A Federal Bankruptcy Court ruled in New York this week that General Motors won't have to face "dozens" of lawsuits from issues linked to its faulty ignition switches.
Federal Bankruptcy Court Judge Robert Gerber decided not to modify the bankruptcy shield that protects the automaker of claims on vehicles that pre-date its 2009 Chapter 11 bankruptcy exit, The Associated Press reported.
GM hired lawyer Kenneth Feinberg to compensate victims of faulty switches and so far his office has approved of 84 death claims and 157 injury claims as of April 10, according to the latest GM's Ignition Compensation Claims Resolution Facility report.
Instead of taking compensation, some victims have decided to file lawsuits claiming GM violated their constitutional rights by not telling their customers about the issue sooner.
"Hundreds of victims and their families will go to bed tonight forever deprived of justice," said Texas attorney Robert Hilliard, who represents a number of plaintiffs in lawsuits against GM, according to the AP report. "GM, bathing in billions, may now turn its back on the dead and injured, worry free."
The ruling could save "New GM" upwards of $7 billion to $10 billion dollars in legal liabilities, according to the AP report.
In 2014, GM recalled more than 2.6 million vehicles with faulty switches despite knowing about the issue for 11 years.
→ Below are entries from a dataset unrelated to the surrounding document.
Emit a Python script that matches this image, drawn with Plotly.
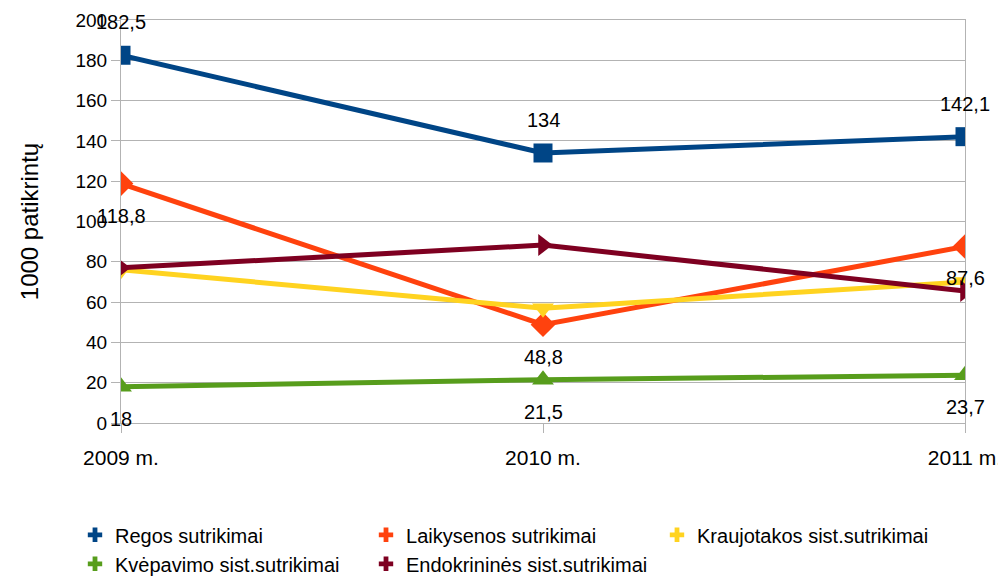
import plotly.graph_objects as go

categories = ["2009 m.", "2010 m.", "2011 m."]
regos = [182.5, 134, 142.1]
laikysenos = [118.8, 48.8, 87.6]
kraujotakos = [76, 57, 70]
kvepavimo = [18, 21.5, 23.7]
endokrinines = [77, 88.3, 65.5]

series = [
    ("Regos sutrikimai", regos, "#004586", "square", 33),
    ("Laikysenos sutrikimai", laikysenos, "#ff420e", "diamond", -32),
    ("Kraujotakos sist.sutrikimai", kraujotakos, "#ffd320", "triangle-down", None),
    ("Kvėpavimo sist.sutrikimai", kvepavimo, "#579d1c", "triangle-up", -32),
    ("Endokrininės sist.sutrikimai", endokrinines, "#7e0021", "triangle-right", None),
]

FONT = "Liberation Sans, Arial, sans-serif"

fig = go.Figure()
annotations = []
for name, vals, color, sym, shift in series:
    fig.add_trace(go.Scatter(
        x=categories, y=vals, mode="lines+markers", name=name, showlegend=False,
        line=dict(color=color, width=5),
        marker=dict(symbol=sym, size=19, color=color),
    ))
    if shift is not None:
        for c, v in zip(categories, vals):
            annotations.append(dict(
                x=c, y=v, xref="x", yref="y", text=f"{v:g}".replace(".", ","),
                showarrow=False, yshift=shift,
                font=dict(family=FONT, size=20, color="#000000"),
            ))

for name, vals, color, sym, shift in series:
    fig.add_trace(go.Scatter(
        x=[None], y=[None], mode="markers", name=name,
        marker=dict(symbol="cross", size=11, color=color),
    ))

fig.update_layout(
    width=1006, height=600,
    margin=dict(l=113, r=49, t=12, b=185),
    paper_bgcolor="white", plot_bgcolor="white",
    font=dict(family=FONT, size=20, color="#000000"),
    annotations=annotations,
    showlegend=True,
    legend=dict(
        orientation="h", x=-0.0545, y=-0.229, xanchor="left", yanchor="top",
        entrywidth=246, font=dict(size=20), tracegroupgap=0,
        itemsizing="constant",
    ),
    xaxis=dict(
        type="category", range=[0, 2], showgrid=False, automargin=False,
        showline=True, linecolor="#b3b3b3", linewidth=1, mirror=True,
        ticks="outside", ticklen=9, tickcolor="#b3b3b3",
        ticklabelstandoff=7,
        tickfont=dict(size=21),
    ),
    yaxis=dict(
        range=[0, 200], dtick=20, showgrid=True, gridcolor="#b3b3b3", gridwidth=1,
        showline=True, linecolor="#b3b3b3", linewidth=1, mirror=True,
        ticks="outside", ticklen=9, tickcolor="#b3b3b3", automargin=False,
        zeroline=False,
        tickfont=dict(size=19),
        title=dict(text="1000 patikrintų", font=dict(size=24), standoff=30),
    ),
)

fig.write_html("out.html")
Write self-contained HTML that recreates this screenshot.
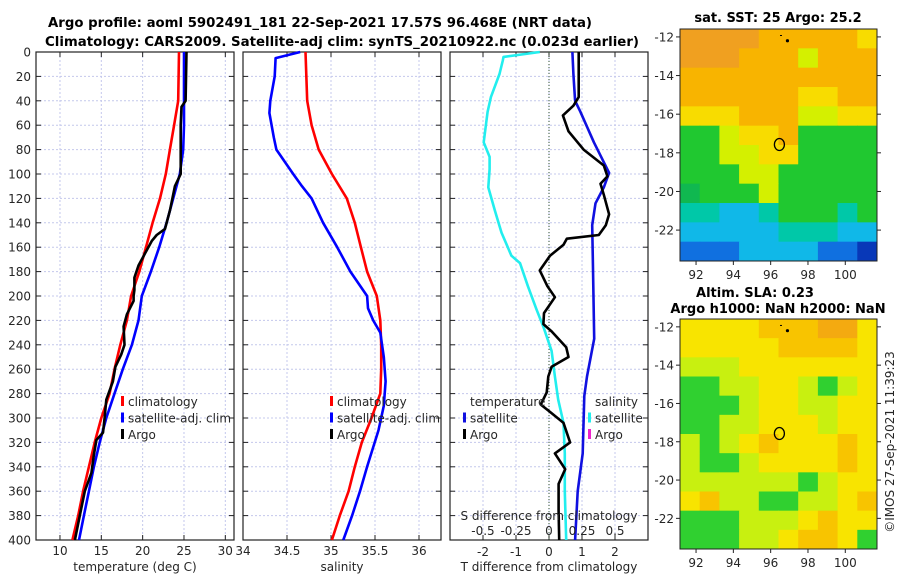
<!DOCTYPE html>
<html><head><meta charset="utf-8"><style>
body{margin:0;background:#fff;}
svg{display:block;font-family:"DejaVu Sans","Liberation Sans",sans-serif;}
text{fill:#262626;font-size:12px;}
.b{font-weight:bold;fill:#000;font-size:13px;}
</style></head><body>
<svg id="s" width="900" height="580" viewBox="0 0 900 580" xmlns="http://www.w3.org/2000/svg">
<text class="b" x="320" y="27" text-anchor="middle" textLength="544" lengthAdjust="spacingAndGlyphs">Argo profile: aoml 5902491_181 22-Sep-2021 17.57S 96.468E (NRT data)</text>
<text class="b" x="342" y="46" text-anchor="middle" textLength="594" lengthAdjust="spacingAndGlyphs">Climatology: CARS2009. Satellite-adj clim: synTS_20210922.nc (0.023d earlier)</text>
<g id="g"></g>
</svg>
<script>
// ---- data ----
const tempClimDepth=[0,40,60,80,100,120,140,160,180,200,220,240,260,280,300,320,340,360,380,400];
const tempClim=[24.4,24.3,23.8,23.3,22.8,22.1,21.2,20.4,19.6,18.6,18.1,17.3,16.6,16.0,15.0,14.2,13.5,12.8,12.2,11.5];
const tempSatDepth=[0,60,80,100,120,140,160,180,200,220,240,260,280,300,320,340,360,380,400];
const tempSat=[25.0,25.0,24.9,24.5,23.7,22.9,22.0,21.0,19.9,19.5,18.7,17.6,16.6,15.6,14.8,14.1,13.5,12.9,12.3];
const argoDepth=[0,40,45,60,100,110,130,145,150,155,165,175,185,195,200,204,215,225,240,248,258,270,285,300,312,318,330,345,360,380,400];
const argoTemp=[25.3,25.2,24.7,24.6,24.6,23.9,23.3,22.7,21.7,21.1,20.3,19.5,19.0,19.0,18.9,18.9,18.1,17.7,17.8,17.4,16.7,16.4,15.6,15.4,15.2,14.4,14.1,13.8,13.0,12.4,11.8];
const salClimDepth=[0,40,60,80,100,120,140,160,180,200,220,240,260,280,300,320,340,360,380,400];
const salClim=[34.71,34.73,34.78,34.86,35.01,35.18,35.27,35.34,35.41,35.52,35.56,35.57,35.57,35.56,35.46,35.35,35.27,35.2,35.1,35.01];
const salSatDepth=[0,5,20,40,50,70,80,100,110,120,140,160,180,200,210,220,230,250,270,290,310,340,360,380,400];
const salSat=[34.65,34.37,34.36,34.31,34.30,34.35,34.38,34.57,34.67,34.78,34.91,35.07,35.22,35.41,35.42,35.48,35.56,35.6,35.62,35.6,35.54,35.41,35.33,35.24,35.14];
const sDiffDepth=[0,4,7,18,37,49,74,86,96,111,130,148,167,173,192,211,226,245,266,285,304,329,360,400];
const sDiffSat=[-0.07,-0.345,-0.35,-0.375,-0.44,-0.465,-0.495,-0.45,-0.45,-0.46,-0.41,-0.36,-0.285,-0.22,-0.16,-0.095,-0.04,0.02,0.045,0.07,0.11,0.12,0.12,0.13];
const tDiffSatDepth=[0,18,40,49,74,99,111,124,142,173,235,266,282,329,360,400];
const tDiffSat=[0.71,0.74,0.79,0.95,1.36,1.82,1.66,1.41,1.31,1.33,1.37,1.15,1.07,1.02,0.87,0.79];
const tDiffArgoDepth=[0,37,44,52,65,80,93,102,108,117,133,142,150,153,158,167,179,192,201,214,223,229,242,250,258,266,279,289,295,304,320,329,342,354,376,400];
const tDiffArgo=[0.90,0.90,0.74,0.42,0.59,1.05,1.66,1.77,1.56,1.66,1.82,1.72,1.51,0.54,0.44,0.03,-0.28,-0.05,0.18,-0.15,-0.17,0.08,0.52,0.59,0.08,-0.02,-0.07,-0.25,0.03,0.44,0.64,0.18,0.49,0.29,0.29,0.31];
const depthTicks=[0,20,40,60,80,100,120,140,160,180,200,220,240,260,280,300,320,340,360,380,400];
const tempTicks=[10,15,20,25,30];
const salTicks=[34,34.5,35,35.5,36];
const salTickLabels=['34','34.5','35','35.5','36'];
const tDiffTicks=[-2,-1,0,1,2];
const sDiffTicks=[-0.5,-0.25,0,0.25,0.5];
const sDiffTickLabels=['-0.5','-0.25','0','0.25','0.5'];
const latTicks=[-12,-14,-16,-18,-20,-22];
const lonTicks=[92,94,96,98,100];
const sstGrid=["DDDDOOOOOY","DDDOOOLOOO","OOOOOOOOOO","OOOOOOYYOO","YYYOOOLLYY","GGLYYOGGGG","GGLLYYGGGG","GGGLLGGGGG","gGGGLGGGGG","TTCCTGGGTG","CCCCCTTTCC","BBBCCCCBBN"];
const slaGrid=["YYYYOOODDY","YYYYYOOOOY","LLLYYYYYYY","GGLLYYLGLY","GGGLYYLLYY","GGLLYYYLYY","LGLYOYYYOY","LGGLYYYYOY","LLLLLLGLYY","YOLLGGLLYO","GGGLLLYOYY","GGGLLYOOYG"];
const argoLon=96.468, argoLat=-17.57;
// ---- scales ----
const pTop=52,pBot=540;
const yD=d=>pTop+(pBot-pTop)*d/400;
const xT=t=>36+(t-7.1)*(198/23.95);
const xS=s=>243+(s-34)*88;
const xTd=t=>450+(t+3)*33;
const xSd=s=>xTd(s*4);
const NS='http://www.w3.org/2000/svg';
const G=document.getElementById('g');
function el(tag,at,parent){const e=document.createElementNS(NS,tag);for(const k in at)e.setAttribute(k,at[k]);(parent||G).appendChild(e);return e;}
function txt(x,y,s,anchor,parent,extra){const t=el('text',Object.assign({x:x,y:y,'text-anchor':anchor||'middle'},extra||{}),parent);t.textContent=s;return t;}
function panel(name,x0,x1,xticks,xf,labels,xtitle,tickY){
  const g=el('g',{});
  
  
  xticks.forEach(v=>{const l=el('line',{x1:xf(v),x2:xf(v),y1:pTop,y2:pBot,stroke:'#c4c8ec','stroke-width':1,'stroke-dasharray':'2,2'},g);});
  depthTicks.forEach(d=>{if(d>0&&d<400){const l=el('line',{x1:x0,x2:x1,y1:yD(d),y2:yD(d),stroke:'#c4c8ec','stroke-width':1,'stroke-dasharray':'2,2'},g);}
    el('line',{x1:x0,x2:x0+5,y1:yD(d),y2:yD(d),stroke:'#222'},g);el('line',{x1:x1-5,x2:x1,y1:yD(d),y2:yD(d),stroke:'#222'},g);});
  xticks.forEach(v=>{el('line',{x1:xf(v),x2:xf(v),y1:pBot,y2:pBot-5,stroke:'#222'},g);el('line',{x1:xf(v),x2:xf(v),y1:pTop,y2:pTop+5,stroke:'#222'},g);});
  if(labels){xticks.forEach((v,i)=>{const t=txt(xf(v),tickY,labels[i],'middle',g,{'font-size':'12.5'});});}
  const tt=txt((x0+x1)/2,571,xtitle,'middle',g,{'font-size':'13'});
  
  const f=el('rect',{x:x0,y:pTop,width:x1-x0,height:pBot-pTop,fill:'none',stroke:'#222','stroke-width':1.2},g);
  
  return g;
}
function line(name,depths,vals,xf,color,g){
  const p=depths.map((d,i)=>(i?'L':'M')+xf(vals[i]).toFixed(1)+','+yD(d).toFixed(1)).join('');
  const e=el('path',{d:p,fill:'none',stroke:color,'stroke-width':2.6,'stroke-linejoin':'round'},g);
  
}
// depth labels
depthTicks.forEach(d=>{const t=txt(31,yD(d)+4.5,String(d),'end',G,{'font-size':'13'});});
// panel 1
const p1=panel('temperature-panel',36,234,tempTicks,xT,tempTicks.map(String),'temperature (deg C)',555);
line('temp-climatology-line',tempClimDepth,tempClim,xT,'#ff0000',p1);
line('temp-satellite-line',tempSatDepth,tempSat,xT,'#0000ff',p1);
line('temp-argo-line',argoDepth,argoTemp,xT,'#000000',p1);
// panel 2
const p2=panel('salinity-panel',243,441,salTicks,xS,salTickLabels,'salinity',555);
line('sal-climatology-line',salClimDepth,salClim,xS,'#ff0000',p2);
line('sal-satellite-line',salSatDepth,salSat,xS,'#0000ff',p2);
// panel 3
const p3=panel('difference-panel',450,648,tDiffTicks,xTd,tDiffTicks.map(String),'T difference from climatology',556);
const z=el('line',{x1:xTd(0),x2:xTd(0),y1:pTop,y2:pBot,stroke:'#335533','stroke-width':1,'stroke-dasharray':'1,2'},p3);

line('sdiff-satellite-line',sDiffDepth,sDiffSat,xSd,'#22eeee',p3);
line('tdiff-satellite-line',tDiffSatDepth,tDiffSat,xTd,'#1010e0',p3);
line('tdiff-argo-line',tDiffArgoDepth,tDiffArgo,xTd,'#000000',p3);
const st=txt(549,520,'S difference from climatology','middle',p3,{'font-size':'13.5'});

sDiffTicks.forEach((v,i)=>{const t=txt(xSd(v),535,sDiffTickLabels[i],'middle',p3,{'font-size':'12.5'});});
// legends
function legend(name,x,y,items){
  const g=el('g',{});
  items.forEach((it,i)=>{const yy=y+i*16.5;
    if(it[1]){el('rect',{x:x,y:yy-5,width:3,height:10,fill:it[1]},g);}
    const t=txt(x+7,yy+5,it[0],'start',g,{'font-size':'13.5'});
    });
}
legend('temperature-legend',121,401,[['climatology','#ff0000'],['satellite-adj. clim','#0000ff'],['Argo','#000']]);
legend('salinity-legend',330,401,[['climatology','#ff0000'],['satellite-adj. clim','#0000ff'],['Argo','#000']]);
legend('tdiff-legend',463,401,[['temperature',null],['satellite','#1010e0'],['Argo','#000']]);
legend('sdiff-legend',588,401,[['salinity',null],['satellite','#22eeee'],['Argo','#ee22cc']]);
// maps
const COL={D:'#f0a020',O:'#f8b400',Y:'#f8dc00',L:'#d4f000',G:'#20c830',g:'#10b850',T:'#00c8a8',C:'#10b8e8',B:'#1070e0',N:'#0838b8'};
const COL2={D:'#f4aa10',O:'#f8c400',Y:'#f8e400',L:'#c8f010',G:'#30d030'};
function map(name,x0,y0,x1,y1,grid,cols,titles){
  const g=el('g',{});
  const lon0=91.14,lon1=101.7,lat0=-11.59,lat1=-23.6;
  const mx=l=>x0+(l-lon0)/(lon1-lon0)*(x1-x0);
  const my=l=>y0+(l-lat0)/(lat1-lat0)*(y1-y0);
  const nr=grid.length,nc=grid[0].length,cw=(x1-x0)/nc,ch=(y1-y0)/nr;
  grid.forEach((row,r)=>{for(let c=0;c<nc;c++){el('rect',{x:x0+c*cw,y:y0+r*ch,width:cw+0.5,height:ch+0.5,fill:cols[row[c]]},g);}});
  const ci=el('ellipse',{cx:mx(argoLon),cy:my(argoLat),rx:5,ry:6,fill:'none',stroke:'#000','stroke-width':1.3},g);
  
  el('circle',{cx:mx(96.9),cy:my(-12.2),r:1.6,fill:'#000'},g);
  el('rect',{x:mx(96.5),y:my(-11.9),width:2,height:1,fill:'#000'},g);
  el('rect',{x:x0,y:y0,width:x1-x0,height:y1-y0,fill:'none',stroke:'#222'},g);
  latTicks.forEach(l=>{el('line',{x1:x0-4,x2:x0,y1:my(l),y2:my(l),stroke:'#222'},g);el('line',{x1:x1,x2:x1+4,y1:my(l),y2:my(l),stroke:'#222'},g);
    const t=txt(x0-6,my(l)+4.5,String(l),'end',g,{'font-size':'12.5'});});
  lonTicks.forEach(l=>{el('line',{x1:mx(l),x2:mx(l),y1:y1,y2:y1+4,stroke:'#222'},g);
    const t=txt(mx(l),y1+18,String(l),'middle',g,{'font-size':'12.5'});});
  titles.forEach(tt=>{const t=txt(tt[1],tt[2],tt[0],'middle',g,{class:'b'});});
}
map('sst-map',680,29,877,261,sstGrid,COL,[['sat. SST: 25 Argo: 25.2',778,22]]);
map('sla-map',680,319,877,549,slaGrid,COL2,[['Altim. SLA: 0.23',755,297],['Argo h1000: NaN h2000: NaN',778,313]]);
const cp=txt(0,0,'©IMOS 27-Sep-2021 11:39:23','middle',G,{transform:'translate(894,442) rotate(-90)','font-size':'13'});

</script>
</body></html>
GM isn't completely off the hook though. Gerber said that owners who claim the value of their vehicle went down as a result of "company actions" that happened after July 2009 can still sue the Detroit-based automaker.
Most of the vehicles affected by faulty ignition switches were sold before GM left bankruptcy protection, and a number of the crashes took place before the "New GM" was formed, according to the AP report.